Province offers teachers pension settlement
Taxpayers federation slams premier for 'selling out'
The Alberta government and the province's teachers have reached a tentative deal that would prevent strikes or lockouts for five years, and solve part of a massive pension shortfall.
Premier Ed Stelmach announced the complex agreement Thursday that would see the province take over $2.1 billion — about one-third — of the teachers' pension liability.
In exchange, Alberta's 34,000 teachers must agree to a five-year contract. In the deal's first year, salaries would rise by three per cent, the equivalent of what's currently being deducted from paycheques to cover the shortfall.
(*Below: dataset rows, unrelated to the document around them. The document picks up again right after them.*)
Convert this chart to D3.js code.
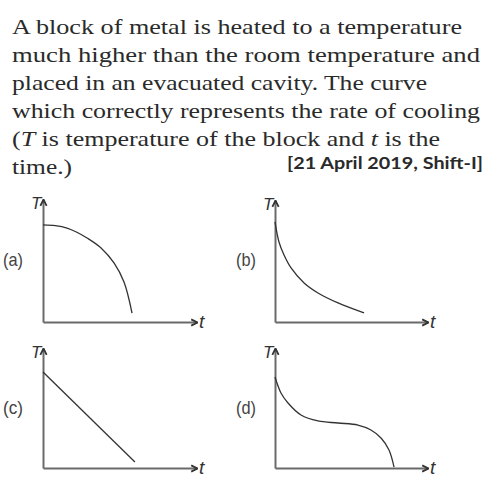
<!DOCTYPE html>
<html><head><meta charset="utf-8">
<script src="https://cdn.jsdelivr.net/npm/d3@7"></script>
<style>body{margin:0;background:#fff}</style>
</head><body>
<script>
// ---- data ----
const questionLines = [
  "A block of metal is heated to a temperature",
  "much higher than the room temperature and",
  "placed in an evacuated cavity. The curve",
  "which correctly represents the rate of cooling",
  null,
  "time.)"
];
const sourceTag = "[21 April 2019, Shift-I]";
const panelLabels = ["(a)", "(b)", "(c)", "(d)"];
const curveA = [[0,78.9],[8,78.3],[15.6,76.4],[22,73],[28.6,68.3],[37.7,60.2],[46.1,48.0],[52.6,32.5],[57.8,7.3]];
const curveB = [[0,82],[2.6,65.6],[5.9,54.9],[10.5,44.3],[19,32],[28.1,23.8],[41.2,15.6],[58.2,7.4]];
const curveC = [[0,80],[59.7,5]];
const curveD = [[0,75.8],[3.9,62.5],[8.5,54.2],[17,44.2],[28.1,39.2],[41.2,37.5],[54.2,35.8],[62.7,31.7],[69.3,25],[74.5,15],[77.8,0.8]];
const curves = [curveA, curveB, curveC, curveD];

// ---- layout ----
const W = 502, H = 487;
const svg = d3.select("body").append("svg").attr("width", W).attr("height", H);
const defs = svg.append("defs");
defs.append("marker").attr("id","arr").attr("viewBox","0 0 10 10")
  .attr("refX",9).attr("refY",5).attr("markerWidth",9).attr("markerHeight",9)
  .attr("markerUnits","userSpaceOnUse").attr("orient","auto")
  .append("path").attr("d","M2,1.5 L9,5 L2,8.5").attr("fill","none").attr("stroke","#333").attr("stroke-width",2);

const lineWidths = [450, 468, 415, 468, null, 60];
const baseY = 34, lh = 28;
const tg = svg.append("g").attr("font-family","'Liberation Serif', serif").attr("font-size",21).attr("fill","#2a2a2a");
questionLines.forEach((l,i)=>{
  if (l === null) return;
  tg.append("text").attr("x",12).attr("y",baseY+i*lh).attr("textLength",lineWidths[i])
    .attr("lengthAdjust","spacingAndGlyphs").text(l);
});
// line 5 with italics
const l5 = tg.append("text").attr("x",12).attr("y",baseY+4*lh).attr("textLength",428).attr("lengthAdjust","spacingAndGlyphs");
l5.append("tspan").text("(");
l5.append("tspan").attr("font-style","italic").text("T");
l5.append("tspan").text("  is temperature of the block and ");
l5.append("tspan").attr("font-style","italic").text("t");
l5.append("tspan").text(" is the");

svg.append("text").attr("x",287).attr("y",169).attr("font-family","Lato, sans-serif")
  .attr("font-weight","bold").attr("font-size",17).attr("fill","#2a2a2a")
  .attr("textLength",196).attr("lengthAdjust","spacingAndGlyphs").text(sourceTag);

// panels: origin, axis lengths
const panels = [
  {ox:43, oy:322, w:154, h:123, lx:3, ly:266},
  {ox:275, oy:322, w:153, h:122, lx:236, ly:266},
  {ox:43, oy:468, w:154, h:120, lx:3, ly:414},
  {ox:275, oy:468, w:153, h:120, lx:236, ly:414}
];

panels.forEach((p,i)=>{
  const x = d3.scaleLinear().domain([0,100]).range([p.ox, p.ox+p.w]);
  const y = d3.scaleLinear().domain([0,100]).range([p.oy, p.oy-p.h]);
  const g = svg.append("g");
  const ax = g.append("g").attr("transform",`translate(0,${p.oy})`)
    .call(d3.axisBottom(x).tickValues([]).tickSizeOuter(0));
  const ay = g.append("g").attr("transform",`translate(${p.ox},0)`)
    .call(d3.axisLeft(y).tickValues([]).tickSizeOuter(0));
  [ax,ay].forEach(a=>a.select(".domain").attr("stroke","#6a6a6a").attr("stroke-width",2)
      .attr("marker-end","url(#arr)"));
  g.append("path").datum(curves[i])
    .attr("d", d3.line().x(d=>x(d[0])).y(d=>y(d[1])).curve(d3.curveCatmullRom))
    .attr("fill","none").attr("stroke","#333").attr("stroke-width",1.3);
  g.append("text").attr("x",p.ox-12).attr("y",p.oy-p.h+10).attr("font-family","'Liberation Sans', sans-serif")
    .attr("font-style","italic").attr("font-size",17).attr("fill","#333").text("T");
  g.append("text").attr("x",p.ox+p.w+2).attr("y",p.oy+6).attr("font-family","'Liberation Sans', sans-serif")
    .attr("font-style","italic").attr("font-size",19).attr("fill","#333").text("t");
  g.append("text").attr("x",p.lx).attr("y",p.ly).attr("font-family","'Liberation Sans', sans-serif")
    .attr("font-size",19).attr("fill","#444").attr("textLength",20).attr("lengthAdjust","spacingAndGlyphs").text(panelLabels[i]);
});
</script>
</body></html>
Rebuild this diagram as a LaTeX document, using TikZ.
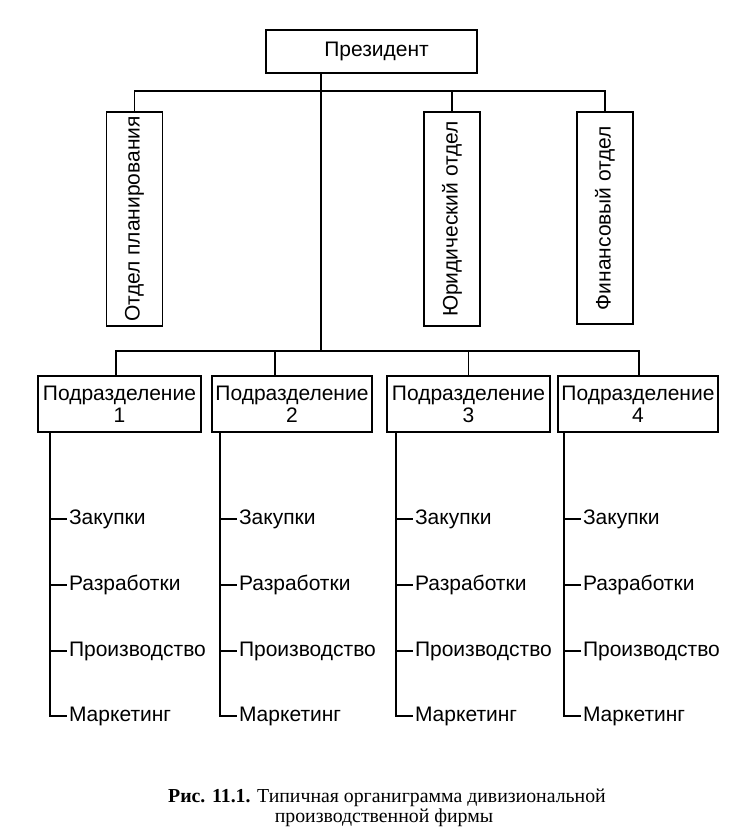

The deal must be unanimously ratified by the 62 locals of the Alberta Teachers' Association and public school boards across the province by the end of January.
"I think the good news here is the education system in Alberta now for the next five years can concentrate on continuing to improve what is frankly the best in the world," said Education Minister Ron Liepert in Edmonton Thursday.
Liability ballooned to $6.4 billion
Known as an unfunded liability, the shortfall basically resulted from decades of the government and teachers' union not setting aside enough reserve funds to pay for pensions.
'Teachers are getting their debt paid off 52 years early.'— Scott Hennig, Canadian Taxpayers Federation
They began addressing the problem in 1992 but it had ballooned to $6.4 billion. It led to extra deductions of about $2,000 per year from teachers' paycheques to help cover the liability.
Frank Bruseker, president of the Alberta Teachers' Association, called Thursday's announcement "a real positive move" that would mean labour peace in the education sector.
Group calls for public vote
But the Canadian Taxpayers Federation was scathing in its reaction to the deal, criticizing Stelmach for selling out taxpayers.
"Premier Stelmach has offered teachers $2.1 billion of taxpayers' money in exchange for them not going on strike during the upcoming provincial election," Scott Hennig, the group's Alberta director, saidin a news release.
The federation calculated the deal will cost each Albertan $600, and called on the government to hold a plebiscite before signing any new agreement.
"Teachers are getting their debt paid off 52 years early and all taxpayers get is a lousy five years of no strikes."